A third example of the “Grant or Transfer of Rights” she shared (again, bold added), includes:
The Author hereby grants and transfers exclusively to the Publisher, and to its assigns and licensees, all rights of every nature now or hereafter existing in the materials prepared under this Agreement by the Author, alone or in collaboration with others, for the Work or for related materials for the Work. These rights, which shall prevail throughout the world for the duration of the copyright and any renewals and extensions of the copyright, shall include, but not be limited to, the rights to reproduce the Work or portions of it; to prepare derivative works based on the Work; to distribute copies of the Work and derivative works by sale, license, or other transfer of rights of ownership or use; to publish and sell the Work and derivative works in all languages, editions, forms and media; to perform and display the Work publicly; and to license third parties to publish, use, or adapt the Work or derivative works or portions of the Work for sale, distribution, or other use in print or any other form.
The language, “for the duration of the copyright and any renewals and extensions of the copyright” not only specifies the duration of the transfer of rights to the publisher, said Ulrich, but also to what Congress could do to extend the life of the copyright. This is important because if the rights don’t revert during your lifetime, they could revert during the lifetimes of your children or other heirs.
So how does the rights reversion work in conjunction with the grant of rights? Look for a clause that says, “reversion or out of print”. It will look something like this (bold added):
“If the work (and all conversions, adaptations, ancillaries, derivatives, and portions thereof) has been declared out of print in the United States, the Publisher will offer to revert rights to the Work to the Author. If such offer of reversion is made, the Author may within ninety (90) days request the return of rights to the Work and purchase any negatives of the work at cost and the Publisher’s stock at one-half (1/2) the current net price of the Work. Such reversion shall not effect any licenses then in effect, and the Publisher…”
As you can see in this particular clause, the process for rights reversion is a little convoluted, said Ulrich: “It’s not an automatic process, but a conversation that has to happen between the publisher and author.” The language “has been declared out of print” is also problematic, she said: “Rarely is the publisher who rushes to declare a work out of print. More likely the publisher isn’t paying that close of attention to it. So if you wait for the publisher to declare the work out of print you could be waiting a long time. Don’t sit and wait for such a declaration.
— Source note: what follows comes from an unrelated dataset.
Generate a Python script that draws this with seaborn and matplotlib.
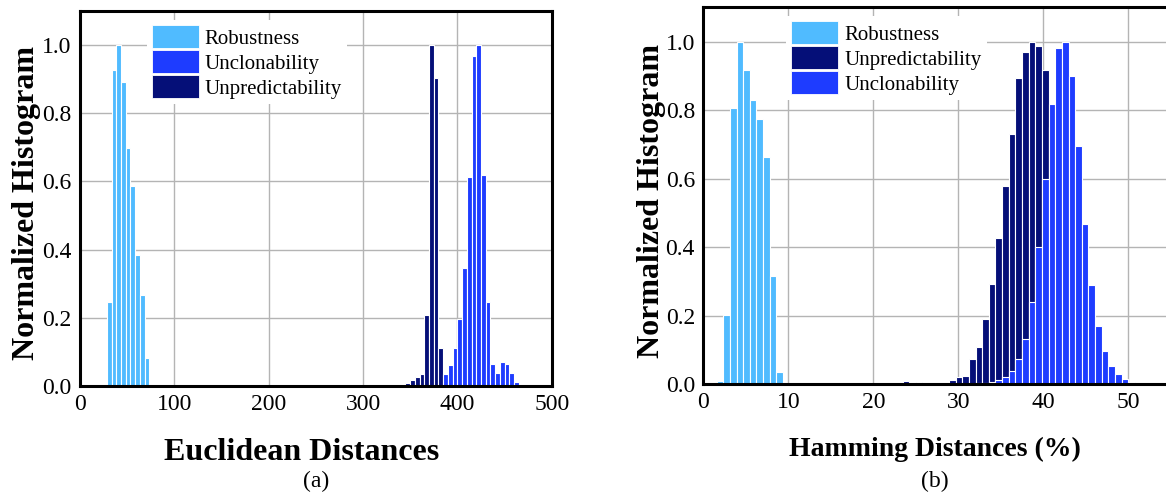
import numpy as np
import pandas as pd
import matplotlib
matplotlib.use("Agg")
import matplotlib.pyplot as plt
from matplotlib.patches import Patch
import seaborn as sns

# ---------------- data ----------------
# (a) Euclidean distances, bins of width 5
EU_BIN = 5.0
eu_rob_centers = [31, 36, 41, 46, 51, 56, 61, 66, 71]
eu_rob_heights = [0.245, 0.927, 1.0, 0.892, 0.699, 0.587, 0.383, 0.267, 0.083]

eu_unpred_centers = [347.5, 352.5, 357.5, 362.5, 367.5, 372.5, 377.5, 382.5]
eu_unpred_heights = [0.010, 0.018, 0.025, 0.035, 0.207, 1.0, 0.904, 0.112]
eu_unpred_tail_centers = [247.5, 252.5]
eu_unpred_tail_heights = [0.003, 0.002]

eu_uncl_centers = [387.5, 392.5, 397.5, 402.5, 407.5, 412.5, 417.5, 422.5,
                   427.5, 432.5, 437.5, 442.5, 447.5, 452.5, 457.5, 462.5]
eu_uncl_heights = [0.035, 0.063, 0.110, 0.197, 0.347, 0.614, 0.968, 1.0,
                   0.619, 0.246, 0.065, 0.039, 0.069, 0.065, 0.038, 0.013]

# (b) Hamming distances of 128-bit responses, one bin per bit
BITS = 128
hd_rob_first_bit = 2
hd_rob_heights = [0.008, 0.202, 0.807, 1.0, 0.917, 0.828, 0.773, 0.663, 0.316, 0.036]

hd_unpred_first_bit = 26
hd_unpred_heights = [0.002, 0.002, 0.003, 0.004, 0.008, 0.007, 0.005, 0.002, 0.002,
                     0.001, 0.001, 0.012, 0.019, 0.023, 0.073, 0.109, 0.191, 0.292,
                     0.427, 0.577, 0.729, 0.894, 0.970, 1.0, 0.986, 0.918, 0.750,
                     0.580, 0.420, 0.280, 0.170, 0.100, 0.050, 0.025, 0.010]

hd_uncl_first_bit = 41
hd_uncl_heights = [0.002, 0.004, 0.006, 0.012, 0.019, 0.037, 0.072, 0.132, 0.238,
                   0.400, 0.599, 0.818, 0.980, 1.0, 0.899, 0.696, 0.468, 0.288,
                   0.168, 0.096, 0.053, 0.029, 0.015, 0.005]

COLORS = {"Robustness": "#50BBFF",
          "Unclonability": "#1E3CFF",
          "Unpredictability": "#050F78"}

# ---------------- style ----------------
sns.set_style("white")
plt.rcParams["font.family"] = ["Liberation Serif", "DejaVu Serif"]
plt.rcParams["text.color"] = "black"
plt.rcParams["axes.labelcolor"] = "black"
plt.rcParams["xtick.color"] = "black"
plt.rcParams["ytick.color"] = "black"

GRID_COLOR = "#b4b4b4"
TICK_FS = 17
LABEL_FS = 23
LEGEND_FS = 15


def hist_bars(ax, centers, heights, width, color):
    df = pd.DataFrame({"x": np.asarray(centers, dtype=float),
                       "w": np.asarray(heights, dtype=float)})
    lo = df["x"].iloc[0] - width / 2
    hi = df["x"].iloc[-1] + width / 2
    sns.histplot(data=df, x="x", weights="w", binwidth=width, binrange=(lo, hi),
                 ax=ax, color=color, alpha=1, edgecolor="white", linewidth=0.8,
                 stat="count")


def bit_centers(first_bit, n):
    bw = 100.0 / BITS
    return [(first_bit + i + 0.5) * bw for i in range(n)]


def style_axes(ax, xticks, xlim):
    ax.set_axisbelow(True)
    ax.set_xlim(*xlim)
    ax.set_ylim(0, 1.1)
    ax.set_xticks(list(xticks))
    yt = np.arange(0, 1.01, 0.2)
    ax.set_yticks(yt)
    ax.set_yticklabels([f"{v:.1f}" for v in yt])
    ax.grid(True, color=GRID_COLOR, linewidth=1.0)
    ax.tick_params(axis="both", length=0, labelsize=TICK_FS, pad=6,
                   labelcolor="black")
    for s in ax.spines.values():
        s.set_color("black")
        s.set_linewidth(2.2)
        s.set_zorder(3)


def add_legend(ax, order, anchor):
    handles = [Patch(facecolor=COLORS[k], edgecolor="white", linewidth=0.6, label=k)
               for k in order]
    leg = ax.legend(handles=handles, loc="upper left", bbox_to_anchor=anchor,
                    fontsize=LEGEND_FS, frameon=True, fancybox=False,
                    handlelength=2.25, handleheight=1.3, handletextpad=0.3,
                    labelspacing=0.08, borderpad=0.25, borderaxespad=0)
    leg.get_frame().set_facecolor("white")
    leg.get_frame().set_edgecolor("none")
    leg.get_frame().set_alpha(1)
    for t in leg.get_texts():
        t.set_color("black")


W, H = 1166, 493
fig = plt.figure(figsize=(W / 100, H / 100), dpi=100)

# ---------------- (a) ----------------
axL = fig.add_axes([80 / W, (H - 386) / H, (551.7 - 80) / W, (386 - 10.7) / H])
hist_bars(axL, eu_rob_centers, eu_rob_heights, EU_BIN, COLORS["Robustness"])
hist_bars(axL, eu_unpred_tail_centers, eu_unpred_tail_heights, EU_BIN, COLORS["Unpredictability"])
hist_bars(axL, eu_unpred_centers, eu_unpred_heights, EU_BIN, COLORS["Unpredictability"])
hist_bars(axL, eu_uncl_centers, eu_uncl_heights, EU_BIN, COLORS["Unclonability"])
style_axes(axL, range(0, 501, 100), (0, 500))
axL.set_xlabel("Euclidean Distances", fontsize=LABEL_FS, fontweight="bold", labelpad=16)
axL.xaxis.label.set_x(0.47)
axL.set_ylabel("Normalized Histogram", fontsize=LABEL_FS, fontweight="bold", labelpad=1)
axL.yaxis.label.set_y(0.487)
add_legend(axL, ["Robustness", "Unclonability", "Unpredictability"], (0.141, 0.975))

# ---------------- (b) ----------------
right_w = W - 703.3
axR = fig.add_axes([703.3 / W, (H - 384) / H, right_w / W, (384 - 7.3) / H])
hist_bars(axR, bit_centers(hd_rob_first_bit, len(hd_rob_heights)), hd_rob_heights,
          100.0 / BITS, COLORS["Robustness"])
hist_bars(axR, bit_centers(hd_unpred_first_bit, len(hd_unpred_heights)), hd_unpred_heights,
          100.0 / BITS, COLORS["Unpredictability"])
hist_bars(axR, bit_centers(hd_uncl_first_bit, len(hd_uncl_heights)), hd_uncl_heights,
          100.0 / BITS, COLORS["Unclonability"])
style_axes(axR, range(0, 51, 10), (0, right_w / 8.5))
axR.spines["right"].set_visible(False)
axR.set_xlabel("Hamming Distances (%)", fontsize=20, fontweight="bold", labelpad=17)
axR.set_ylabel("Normalized Histogram", fontsize=LABEL_FS, fontweight="bold", labelpad=0)
axR.yaxis.label.set_y(0.487)
add_legend(axR, ["Robustness", "Unpredictability", "Unclonability"], (0.179, 0.977))

# panel captions
fig.text(316 / W, 1 - 481 / H, "(a)", fontsize=TICK_FS, ha="center", va="center")
fig.text(935 / W, 1 - 481 / H, "(b)", fontsize=TICK_FS, ha="center", va="center")

fig.savefig("out.png", dpi=100)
If you see that your sales have fallen off to basically nothing, or they are not doing new editions, go ahead and ask or request reversion.”
With the above reversion clause, reversion is basically a two-step process, she said:
- Ask the publisher to declare the book out of print.
- Make a formal demand (in writing) to declare the book out of print. “Don’t overthink this letter,” said Ulrich. “Keep it short and to the point. Confirm that they have declared the book out of print and request the reversion of rights, quote the relevant clause of your contract that gives you that right, and include the date of your contract so they can quickly reference it.”
She shared this sample rights reversion request letter:
“Per your email of October 17, 2019, stating that my work is out of print, I hereby request reversion of rights to me in accordance with paragraph #8 of my publishing contract, dated July 12, 1994”
Here is a second example of reversion contract language (bold added):
18. If the Publisher, in its sole discretion decides that the sales of the Work are not sufficiently profitable to keep it “available for purchase” and the Publisher does not, within six months after receipt of a written request from the Author make it available for purchase or contract to make it available for purchase within a reasonable time, all rights granted to the Publisher shall, at the end of the six-month period revert to the Author, subject, however, to any option, license, or contract granted to third parties prior to the date of the reversion…
The language that reads “If the publisher, in its sole discretion…” is not all that helpful a clause, said Ulrich. Neither is “sufficiently profitable” or ”available for purchase”. This contract requires you to include the additional step of asking the publisher to put the book back up for sale first before you can request a reversion of rights, she said.
“Reversion is one of those things that is great in theory but that can be hard to put into place because of all of these obstacles and hoops you have to jump through to get there,” said Ulrich.
However, she said, there are ways that you can improve this process. The best time to do is when you are negotiating your contract: “However, I realize that the last thing you are thinking about when signing a contract on your book is that the book is going to go out of print.”
She recommends two key ways to improve the reversion of rights language:
- Define “out of print” and tie it to actual sales. For example, “…or if sales of the work in any medium have collectively fallen below 500 units each for two consecutive royalty periods.”
- Make the reversion process automatic. For example, “If the book is out of print, rights shall automatically terminate and all rights granted shall revert to the author…”
Assuming you have gotten past the hurdle of the contract language and get the rights reverted back to you, what does that mean? “That you get back the rights in your work, for all editions, and any derivatives you created under the contract,” she said. “What is not reverted is the derivative works you did not create and any production files, although there’s no reason not to ask for them.”
It’s hard to get language for all of the possible variables, said Ulrich, but make sure you are clear in the reversion stage what you are getting back and what you will own once the rights are reverted.
Also keep in mind that before you can ask for your reversion, there may be some things holding it up, she said, including already printed stock they might want to sell off first and any third-party licenses still in effect.
“And there’s one more wrinkle: if there are multiple authors under your contract, you will need to all agree to get the rights reversion, cooperate on making the request, and then decide who owns particular portions of the work once rights are reverted,” she said.
Once you have the rights reverted, said Ulrich, it’s like you never signed the contract. All the rights in the work are yours. You can enter a new publishing contract, self-publish, or assign the rights to someone else (heirs or a third-party).